I think in order to make a home, the people you choose to live with trump the location of choice. This isn’t the same for everyone. Some people prefer living alone, or living in the “perfect” apartment with complete strangers. But for me, walking in to a face I want to see is what makes a home. My last year at NYU was part of the reason leaving New York City was so hard; I came home to a roommate I would gladly pry my eyes open all night just to stay up and talk to and lived down the hall from a best friend who supplied me with ingenious advice and, if not, a sympathetic “Oh, Nat” every time I had a problem. I was waking up to the company of people I couldn’t wait to hang out with, and for that, I was spoiled.
In the past two years, my friends have gone their separate ways, no longer making the hallway of Palladium, an NYU residential hall, the central location of convenience. My cherished roommate, Tamara, moved to San Francisco; my constant source of advice, comfort, and irritation, Josh, began to work inconsistent and long hours as an investment banking analyst; and, I, of course, had moved to New Jersey. Things were changing regardless of our wants. Oddly, I found it relaxing. I never wanted to look back at my past year and find myself in the exact same place.
Moving doesn’t need to be physical. I’ve found that living at home, though juvenile in reputation, has propelled me into adulthood faster than living on my own in New York would. I’m less spontaneous and more if-you-want-me-there-give-me-24-hour-notice. I don’t know if that qualifies as adulthood or the result of me no longer packing my travel toothbrush in my purse, but I would like to believe it’s the former. My friend Sal’s response to drama is, “I make too much money for this shit.” I follow the same concept, just tweaked a little: I have too little time for this shit. Living a dual-residential lifestyle is difficult and exhausting; the only way I can make the most of it is if I spend my time in the company of people who add to my life and make me happy. Living in New York set me on a routine in which I saw the same people every day. Commuting has forced me to carry an agenda around that allows me to write down reminders to grab dinner, drinks, or see a show with all the interesting people in my life that are easy to lose touch with.
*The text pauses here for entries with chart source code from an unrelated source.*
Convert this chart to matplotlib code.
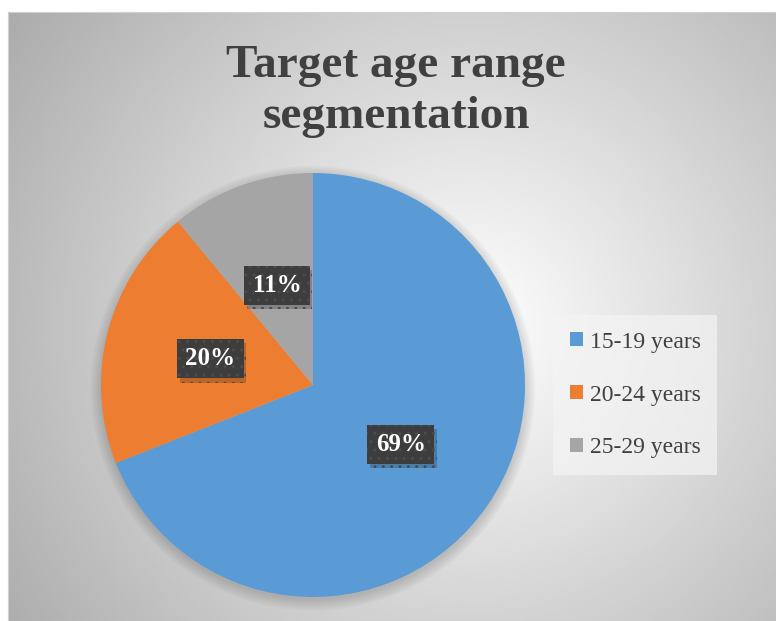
import numpy as np
import matplotlib.pyplot as plt
import matplotlib.patheffects as pe
from matplotlib.patches import Circle

# Data
labels = ['15-19 years', '20-24 years', '25-29 years']
shares = [69, 20, 11]
colors = ['#5B9BD5', '#ED7D31', '#A5A5A5']

plt.rcParams['font.family'] = ['Liberation Serif', 'DejaVu Serif']

W, H = 776, 621
fig = plt.figure(figsize=(W / 100, H / 100), dpi=100)

# Chart area with radial gradient background
bg = fig.add_axes([8 / W, 0, 1 - 8 / W, 1 - 12 / H])
yy, xx = np.mgrid[0:1:300j, 0:1:400j]
r = np.hypot((xx - 0.6) * 1.25, (yy - 0.48))
shade = np.clip(1.0 - 0.36 * r, 0, 1)
bg.imshow(shade, cmap='gray', vmin=0, vmax=1, extent=[0, 1, 0, 1],
          aspect='auto', origin='lower', interpolation='bilinear')
bg.set_xticks([])
bg.set_yticks([])
for s in bg.spines.values():
    s.set_color('#d0d0d0')

# Title
fig.text(396 / W, 1 - 45 / H, 'Target age range\nsegmentation', ha='center', va='top',
         fontsize=34, fontweight='bold', color='#404040', linespacing=1.28)

# Pie
cx, cy, rad = 313, 385, 212
ax = fig.add_axes([(cx - rad) / W, (H - cy - rad) / H, 2 * rad / W, 2 * rad / H])
ax.set_facecolor('none')

# soft shadow under the pie
for i in range(8):
    ax.add_patch(Circle((0.0, -0.015), 1.0 + 0.007 * i, color='black',
                        alpha=0.02, lw=0, zorder=0, clip_on=False))

wedges, texts, autotexts = ax.pie(
    shares, colors=colors, startangle=90, counterclock=False,
    autopct='%d%%', pctdistance=0.5, radius=1,
    wedgeprops=dict(linewidth=0),
    textprops=dict(fontsize=18, fontweight='bold', color='white'))

for t in autotexts:
    t.set_bbox(dict(boxstyle='square,pad=0.33', fc='#3d3d3d', ec='#4c4c4c',
                    lw=0, hatch='..'))
    t.get_bbox_patch().set_path_effects(
        [pe.SimplePatchShadow(offset=(2, -3), shadow_rgbFace='#000000', alpha=0.2),
         pe.Normal()])

ax.set_xlim(-1.05, 1.05)
ax.set_ylim(-1.05, 1.05)
ax.set_aspect('auto')
ax.set_position([(cx - rad * 1.05) / W, (H - cy - rad * 1.05) / H,
                 2 * rad * 1.05 / W, 2 * rad * 1.05 / H])
ax.axis('off')

# Legend
leg = fig.legend(wedges, labels, loc='center left',
                 bbox_to_anchor=(553 / W, (H - 395) / H),
                 fontsize=17, frameon=True, fancybox=False,
                 handlelength=0.55, handleheight=0.55, handletextpad=0.3,
                 labelspacing=1.35, borderpad=0.7, borderaxespad=0)
leg.get_frame().set_facecolor('#f4f4f4')
leg.get_frame().set_edgecolor('none')
leg.get_frame().set_alpha(0.7)
for txt in leg.get_texts():
    txt.set_color('#404040')

fig.savefig('out.png', dpi=100)
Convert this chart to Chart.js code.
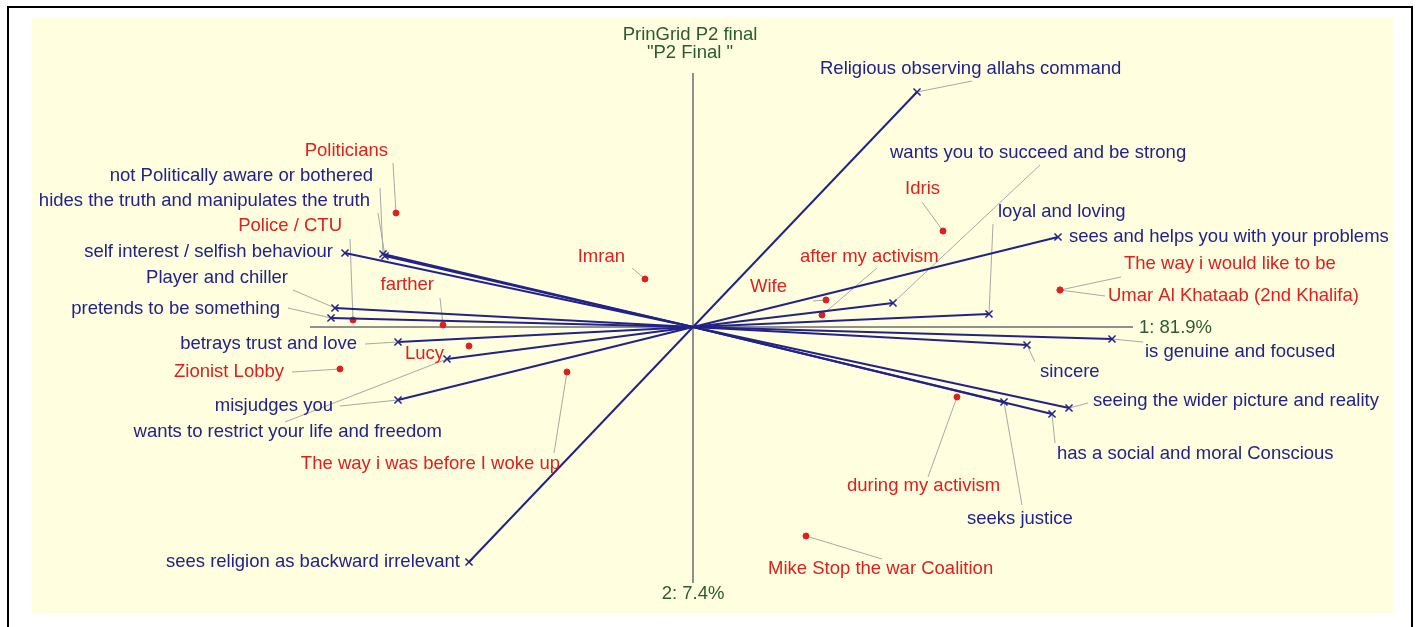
<!DOCTYPE html>
<html>
<head>
<meta charset="utf-8">
<script src="https://cdn.jsdelivr.net/npm/chart.js@4.4.1/dist/chart.umd.min.js"></script>
<style>
    html, body { margin: 0; padding: 0; background: #ffffff; }
    #wrap { width: 1421px; height: 627px; }
</style>
</head>
<body>
<div id="wrap"><canvas id="pringrid" width="1421" height="627"></canvas></div>
<script>
// construct poles (component 1, component 2 scores)
const leftPoles = ['sees religion as backward irrelevant', 'misjudges you', 'wants to restrict your life and freedom',
    'betrays trust and love', 'pretends to be something', 'Player and chiller',
    'not Politically aware or bothered', 'hides the truth and manipulates the truth', 'self interest / selfish behaviour'];
const leftX = [-2.24, -2.95, -2.46, -2.95, -3.62, -3.58, -3.10, -3.08, -3.48];
const leftY = [-2.35, -0.73, -0.32, -0.15, 0.09, 0.19, 0.73, 0.71, 0.74];

const rightPoles = ['Religious observing allahs command', 'sees and helps you with your problems', 'wants you to succeed and be strong',
    'loyal and loving', 'is genuine and focused', 'sincere',
    'seeing the wider picture and reality', 'has a social and moral Conscious', 'seeks justice'];
const rightX = [2.24, 3.65, 2.00, 2.96, 4.19, 3.34, 3.76, 3.59, 3.11];
const rightY = [2.35, 0.90, 0.24, 0.13, -0.12, -0.18, -0.81, -0.87, -0.75];

// elements
const elements = ['Politicians', 'Police / CTU', 'farther', 'Lucy', 'Zionist Lobby', 'Imran',
    'The way i was before I woke up', 'Wife', 'after my activism', 'Idris',
    'The way i would like to be', 'Umar Al Khataab (2nd Khalifa)', 'during my activism', 'Mike Stop the war Coalition'];
const elemX = [-2.97, -3.40, -2.50, -2.24, -3.53, -0.48, -1.26, 1.33, 1.29, 2.50, 3.67, 3.67, 2.64, 1.13];
const elemY = [1.14, 0.07, 0.02, -0.19, -0.42, 0.48, -0.45, 0.27, 0.12, 0.96, 0.37, 0.37, -0.70, -2.09];

// axes
const axisLabels = ['1: 81.9%', '2: 7.4%'];
const titleLines = ['PrinGrid P2 final', '"P2 Final "'];

// label placement: [text dx, text dy, align, leader dx, leader dy] in px from the point
const labelLayout = {
    'Religious observing allahs command': [-97, -25, 'left', 55, -11],
    'sees and helps you with your problems': [11, -2, 'left', null],
    'wants you to succeed and be strong': [-3, -152, 'left', 147, -138],
    'loyal and loving': [9, -104, 'left', 4, -90],
    'is genuine and focused': [33, 11, 'left', 31, 3],
    'sincere': [13, 25, 'left', 8, 17],
    'seeing the wider picture and reality': [24, -9, 'left', 19, -5],
    'has a social and moral Conscious': [5, 38, 'left', 3, 29],
    'seeks justice': [-37, 115, 'left', 18, 103],
    'sees religion as backward irrelevant': [-9, -2, 'right', null],
    'misjudges you': [-65, 4, 'right', -58, 6],
    'wants to restrict your life and freedom': [-5, 71, 'right', -162, 63],
    'betrays trust and love': [-41, 0, 'right', -33, 2],
    'pretends to be something': [-51, -11, 'right', -43, -10],
    'Player and chiller': [-47, -32, 'right', -42, -18],
    'not Politically aware or bothered': [-10, -80, 'right', -3, -66],
    'hides the truth and manipulates the truth': [-15, -57, 'right', -7, -43],
    'self interest / selfish behaviour': [-12, -3, 'right', null],
    'Politicians': [-8, -64, 'right', -3, -50],
    'Police / CTU': [-11, -96, 'right', -3, -81],
    'farther': [-9, -42, 'right', -3, -27],
    'Lucy': [-25, 6, 'right', null],
    'Zionist Lobby': [-56, 1, 'right', -48, 3],
    'Imran': [-20, -24, 'right', -13, -11],
    'The way i was before I woke up': [-7, 90, 'right', -13, 81],
    'Wife': [-39, -15, 'right', -13, 1],
    'after my activism': [-22, -60, 'left', 55, -47],
    'Idris': [-3, -44, 'right', -21, -29],
    'The way i would like to be': [64, -28, 'left', 61, -13],
    'Umar Al Khataab (2nd Khalifa)': [48, 4, 'left', 45, 6],
    'during my activism': [-110, 87, 'left', -29, 80],
    'Mike Stop the war Coalition': [-38, 31, 'left', 76, 23]
};

const NAVY = '#22228a';
const RED = '#dd2020';
const FONT = '18.5px "Liberation Sans", Arial, sans-serif';

let datasets = [];
for (let i = 0; i < leftPoles.length; i++) {
    datasets.push({
        label: leftPoles[i] + ' - ' + rightPoles[i],
        data: [{x: leftX[i], y: leftY[i]}, {x: 0, y: 0}, {x: rightX[i], y: rightY[i]}],
        showLine: true,
        borderColor: NAVY,
        borderWidth: 2,
        pointStyle: 'crossRot',
        pointRadius: [5, 0, 5],
        pointBorderColor: NAVY,
        pointBorderWidth: 1.5
    });
}
datasets.push({
    label: 'elements',
    data: elements.map((e, i) => ({x: elemX[i], y: elemY[i]})),
    pointStyle: 'circle',
    pointRadius: 3,
    backgroundColor: RED,
    borderColor: RED
});

const gridPlugin = {
    id: 'pringrid',
    beforeDraw(chart) {
        const c = chart.ctx, a = chart.chartArea;
        c.save();
        c.fillStyle = '#ffffff';
        c.fillRect(0, 0, chart.width, chart.height);
        c.strokeStyle = '#000000';
        c.lineWidth = 2;
        c.strokeRect(8, 7, 1404, 700);
        c.fillStyle = '#ffffdf';
        c.fillRect(a.left, a.top, a.right - a.left, a.bottom - a.top);
        c.restore();
    },
    beforeDatasetsDraw(chart) {
        const c = chart.ctx, sx = chart.scales.x, sy = chart.scales.y;
        c.save();
        // axes
        c.strokeStyle = '#909090';
        c.lineWidth = 2;
        c.beginPath();
        c.moveTo(sx.getPixelForValue(-3.83), sy.getPixelForValue(0));
        c.lineTo(sx.getPixelForValue(4.40), sy.getPixelForValue(0));
        c.moveTo(sx.getPixelForValue(0), sy.getPixelForValue(2.54));
        c.lineTo(sx.getPixelForValue(0), sy.getPixelForValue(-2.56));
        c.stroke();
        // leader lines
        c.strokeStyle = '#a8a8a8';
        c.lineWidth = 1;
        const leader = (name, px, py) => {
            const l = labelLayout[name];
            if (!l || l[3] === null) return;
            c.beginPath();
            c.moveTo(px, py);
            c.lineTo(px + l[3], py + l[4]);
            c.stroke();
        };
        leftPoles.forEach((n, i) => leader(n, sx.getPixelForValue(leftX[i]), sy.getPixelForValue(leftY[i])));
        rightPoles.forEach((n, i) => leader(n, sx.getPixelForValue(rightX[i]), sy.getPixelForValue(rightY[i])));
        elements.forEach((n, i) => leader(n, sx.getPixelForValue(elemX[i]), sy.getPixelForValue(elemY[i])));
        c.restore();
    },
    afterDatasetsDraw(chart) {
        const c = chart.ctx, sx = chart.scales.x, sy = chart.scales.y;
        c.save();
        c.font = FONT;
        c.textBaseline = 'middle';
        const text = (name, px, py, color) => {
            const l = labelLayout[name];
            c.fillStyle = color;
            c.textAlign = l[2];
            c.fillText(name, px + l[0], py + l[1] + 1.5);
        };
        leftPoles.forEach((n, i) => text(n, sx.getPixelForValue(leftX[i]), sy.getPixelForValue(leftY[i]), NAVY));
        rightPoles.forEach((n, i) => text(n, sx.getPixelForValue(rightX[i]), sy.getPixelForValue(rightY[i]), NAVY));
        elements.forEach((n, i) => text(n, sx.getPixelForValue(elemX[i]), sy.getPixelForValue(elemY[i]), RED));

        // axis labels and title
        const ox = sx.getPixelForValue(0), oy = sy.getPixelForValue(0);
        c.fillStyle = '#2a5a32';
        c.textAlign = 'left';
        c.fillText(axisLabels[0], sx.getPixelForValue(4.40) + 6, oy + 1);
        c.textAlign = 'center';
        c.fillText(axisLabels[1], ox, sy.getPixelForValue(-2.56) + 11);
        c.fillText(titleLines[0], ox - 3, 35);
        c.fillText(titleLines[1], ox - 3, 53);
        c.restore();
    }
};

new Chart(document.getElementById('pringrid'), {
    type: 'scatter',
    data: { datasets: datasets },
    plugins: [gridPlugin],
    options: {
        responsive: false,
        animation: false,
        devicePixelRatio: 1,
        layout: {
            padding: { left: 32, right: 28, top: 18, bottom: 14 }
        },
        plugins: {
            legend: { display: false },
            tooltip: { enabled: false }
        },
        scales: {
            x: { type: 'linear', min: -6.61, max: 7.00, display: false },
            y: { type: 'linear', min: -2.86, max: 3.09, display: false }
        }
    }
});
</script>
</body>
</html>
And sometimes commuting has forced me into contact with people I have lost touch with, as I take the bus into the city with my former high school peers. Apparently it is more likely for me to run into an old friend on a late NJ Transit train than a bar in New York. Just ask my friend Rono Yick, who found me grumpy and tired on an 11PM train home but still thought it was a good idea to sit next to me. Rono is actually one of the few high school peers I’ve ran into in transit that has offered an optimistic point of view of commuting. Usually, I share sighs and grumbles with people, complaining about delays or the two hours of our day reserved for the road; not Rono. Rono told me, “It’s definitely challenging, and it keeps you away from living a ‘normal’ life with co-workers and friends in the city, but I think living at home is where I need to be. If it gets in the way of work, then I will consider other options.”
That was nice to hear, simple and true. I have friends who live of equal or longer distance to Manhattan from Brooklyn than I do from New Jersey, and while we agree that commuting sucks, it is something we make do for the sake of building a home. I read and write more than ever with my 50-minute bus commute to and from work. I see extended family and friends in the same weekend. No, I can’t be in two places at once, but I do my best to make it work for everyone, most importantly myself. It’s a tiring lifestyle – unique and common in its own respects – but never boring.